[Records with drawing code]
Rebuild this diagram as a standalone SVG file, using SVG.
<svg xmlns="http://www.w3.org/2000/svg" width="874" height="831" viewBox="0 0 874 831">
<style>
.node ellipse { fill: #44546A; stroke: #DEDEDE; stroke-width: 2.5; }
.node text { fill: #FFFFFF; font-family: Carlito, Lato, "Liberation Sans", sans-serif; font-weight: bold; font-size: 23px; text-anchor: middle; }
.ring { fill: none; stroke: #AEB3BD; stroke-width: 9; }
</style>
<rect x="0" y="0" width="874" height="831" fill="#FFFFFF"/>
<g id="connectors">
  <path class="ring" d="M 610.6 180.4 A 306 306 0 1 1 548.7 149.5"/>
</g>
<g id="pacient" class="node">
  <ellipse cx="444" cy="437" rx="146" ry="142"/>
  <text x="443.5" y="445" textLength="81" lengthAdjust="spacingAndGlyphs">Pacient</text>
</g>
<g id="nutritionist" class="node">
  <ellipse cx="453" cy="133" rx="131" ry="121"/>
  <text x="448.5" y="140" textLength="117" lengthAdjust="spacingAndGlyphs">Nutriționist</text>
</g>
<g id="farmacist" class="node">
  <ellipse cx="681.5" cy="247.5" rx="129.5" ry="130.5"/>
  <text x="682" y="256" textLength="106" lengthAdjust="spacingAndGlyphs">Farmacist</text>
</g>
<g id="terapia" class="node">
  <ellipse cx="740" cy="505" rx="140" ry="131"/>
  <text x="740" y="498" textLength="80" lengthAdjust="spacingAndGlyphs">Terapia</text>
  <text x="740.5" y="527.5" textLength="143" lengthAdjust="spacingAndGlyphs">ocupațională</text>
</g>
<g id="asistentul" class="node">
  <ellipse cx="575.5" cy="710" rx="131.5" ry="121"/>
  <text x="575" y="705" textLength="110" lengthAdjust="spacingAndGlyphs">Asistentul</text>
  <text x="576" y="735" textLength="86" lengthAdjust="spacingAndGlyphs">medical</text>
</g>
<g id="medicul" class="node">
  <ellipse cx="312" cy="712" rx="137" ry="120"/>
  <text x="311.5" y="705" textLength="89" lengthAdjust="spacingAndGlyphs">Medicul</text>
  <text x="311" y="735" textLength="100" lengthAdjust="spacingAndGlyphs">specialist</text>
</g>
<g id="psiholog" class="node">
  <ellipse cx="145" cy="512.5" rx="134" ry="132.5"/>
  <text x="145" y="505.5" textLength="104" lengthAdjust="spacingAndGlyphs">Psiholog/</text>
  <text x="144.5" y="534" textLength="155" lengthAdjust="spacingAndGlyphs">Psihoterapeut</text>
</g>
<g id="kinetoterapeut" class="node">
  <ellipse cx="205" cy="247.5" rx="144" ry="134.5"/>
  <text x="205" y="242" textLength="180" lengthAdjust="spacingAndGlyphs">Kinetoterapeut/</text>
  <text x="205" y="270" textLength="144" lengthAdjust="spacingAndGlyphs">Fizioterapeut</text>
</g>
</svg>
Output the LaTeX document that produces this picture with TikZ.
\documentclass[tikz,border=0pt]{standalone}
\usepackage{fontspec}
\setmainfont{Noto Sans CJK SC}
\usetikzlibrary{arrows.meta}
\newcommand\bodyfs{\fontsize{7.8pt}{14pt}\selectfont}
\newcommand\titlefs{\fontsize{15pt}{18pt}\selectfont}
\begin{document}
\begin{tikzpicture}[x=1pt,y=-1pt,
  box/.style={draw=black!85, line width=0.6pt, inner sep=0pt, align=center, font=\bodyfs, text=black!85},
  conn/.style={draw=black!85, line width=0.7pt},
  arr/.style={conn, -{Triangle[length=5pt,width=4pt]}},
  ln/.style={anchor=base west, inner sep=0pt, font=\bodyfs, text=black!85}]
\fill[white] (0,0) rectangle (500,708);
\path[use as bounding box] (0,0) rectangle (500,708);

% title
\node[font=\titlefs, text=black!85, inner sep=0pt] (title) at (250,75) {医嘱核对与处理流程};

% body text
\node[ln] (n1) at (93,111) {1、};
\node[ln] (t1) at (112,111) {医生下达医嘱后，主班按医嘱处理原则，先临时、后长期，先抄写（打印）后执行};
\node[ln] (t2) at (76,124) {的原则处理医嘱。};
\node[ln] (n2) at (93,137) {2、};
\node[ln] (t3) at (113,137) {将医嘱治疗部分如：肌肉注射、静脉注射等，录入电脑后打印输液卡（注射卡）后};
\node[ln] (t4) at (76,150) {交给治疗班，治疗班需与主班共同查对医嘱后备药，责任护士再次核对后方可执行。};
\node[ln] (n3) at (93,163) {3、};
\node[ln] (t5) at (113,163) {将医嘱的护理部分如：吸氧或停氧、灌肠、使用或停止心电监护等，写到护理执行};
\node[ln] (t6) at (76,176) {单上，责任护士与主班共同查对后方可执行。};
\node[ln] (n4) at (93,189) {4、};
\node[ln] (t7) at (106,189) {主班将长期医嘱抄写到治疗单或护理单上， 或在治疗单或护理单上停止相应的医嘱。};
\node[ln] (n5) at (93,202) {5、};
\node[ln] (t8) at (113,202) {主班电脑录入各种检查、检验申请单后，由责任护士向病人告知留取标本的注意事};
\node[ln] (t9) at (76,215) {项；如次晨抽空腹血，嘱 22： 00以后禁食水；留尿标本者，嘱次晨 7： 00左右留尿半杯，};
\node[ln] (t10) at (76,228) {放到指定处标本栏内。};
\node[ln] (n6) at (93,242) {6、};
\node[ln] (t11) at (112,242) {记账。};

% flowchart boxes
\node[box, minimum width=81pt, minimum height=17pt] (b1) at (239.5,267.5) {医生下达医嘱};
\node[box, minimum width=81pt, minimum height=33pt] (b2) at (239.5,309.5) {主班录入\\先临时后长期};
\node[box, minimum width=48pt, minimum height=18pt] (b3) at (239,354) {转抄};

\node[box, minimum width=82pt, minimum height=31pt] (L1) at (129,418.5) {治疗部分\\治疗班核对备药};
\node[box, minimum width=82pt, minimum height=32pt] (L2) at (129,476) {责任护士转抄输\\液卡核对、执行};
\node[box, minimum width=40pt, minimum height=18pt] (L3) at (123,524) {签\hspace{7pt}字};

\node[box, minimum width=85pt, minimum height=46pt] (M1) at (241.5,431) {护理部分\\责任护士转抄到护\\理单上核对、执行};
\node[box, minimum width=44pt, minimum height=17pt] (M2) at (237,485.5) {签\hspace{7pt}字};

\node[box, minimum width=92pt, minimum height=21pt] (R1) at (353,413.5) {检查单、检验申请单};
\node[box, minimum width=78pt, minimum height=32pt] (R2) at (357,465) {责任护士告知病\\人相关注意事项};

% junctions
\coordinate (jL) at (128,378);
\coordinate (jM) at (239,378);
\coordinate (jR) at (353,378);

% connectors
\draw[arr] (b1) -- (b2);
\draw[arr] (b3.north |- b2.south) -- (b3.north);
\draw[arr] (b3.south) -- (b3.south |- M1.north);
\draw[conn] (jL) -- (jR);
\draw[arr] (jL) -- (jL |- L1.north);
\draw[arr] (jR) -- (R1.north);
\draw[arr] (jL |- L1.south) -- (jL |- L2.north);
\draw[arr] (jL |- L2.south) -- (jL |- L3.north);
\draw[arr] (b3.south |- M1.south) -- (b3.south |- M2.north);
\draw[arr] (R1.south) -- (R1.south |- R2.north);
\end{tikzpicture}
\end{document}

* **Given exercise**: From the records above, report the count of lines containing "standalone" and nothing more.

* **Written solution**: 2